There’s no question the demand for software for smartphones, tablet computers and other mobile devices is exploding -- everything from Angry Birds for consumers to sophisticated operational and analytical mobile applications for road warriors. Angry Birds aside, solution providers say the opportunity to provide applications and services to business users with mobile devices is huge.

“Our challenge is keeping up with demand and making sure we’re keeping up with the pace of change in the mobile world,” said Bill Hoggarth, a divisional director with CQS Technology Holdings, a Johannesburg, South Africa-based solution provider. CQS partners with SAP and its Business Objects operation, as well as with MeLLmo, developer of the Roambi software that provides a mobile front end to corporate business intelligence systems.

Noting that virtually every decision-maker owns a smartphone and/or tablet computer, CQS recognized the opportunity. “The future of business intelligence is, by definition, mobile,” Hoggarth said.

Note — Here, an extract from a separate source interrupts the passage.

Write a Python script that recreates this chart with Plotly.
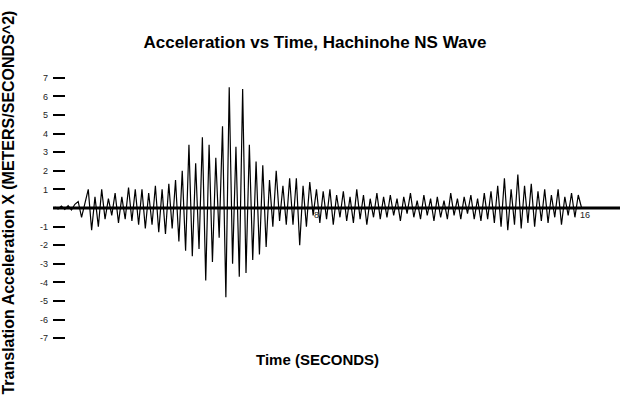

CQS has developed a range of business intelligence-related services, including helping customers design their business intelligence systems and connect mobile and desktop devices to corporate business intelligence platforms.

“I think the tablet revolution is what’s really driving this,” said Bill Harrison, president of Epicom, an Austin, Texas-based solution provider that focuses on CRM system implementations. “Smartphones are fine for communications, but tablets are better suited for information-rich applications like CRM.”

Epicom partners with SugarCRM, implementing its CRM mobile client application on customers’ mobile devices. While mobility usually isn’t the driver behind customer projects, Harrison estimated that it’s among the top three requirements in 70 percent to 80 percent of contracts.

While Epicom is largely a systems integrator, the company is investing more in developing applications that can be easily ported to iOS, BlackBerry and Android systems. “Business is shifting and we’re becoming more of a product company,” he said. “I think we’re going to get more requests for custom applications that are tailored around people’s specific businesses.”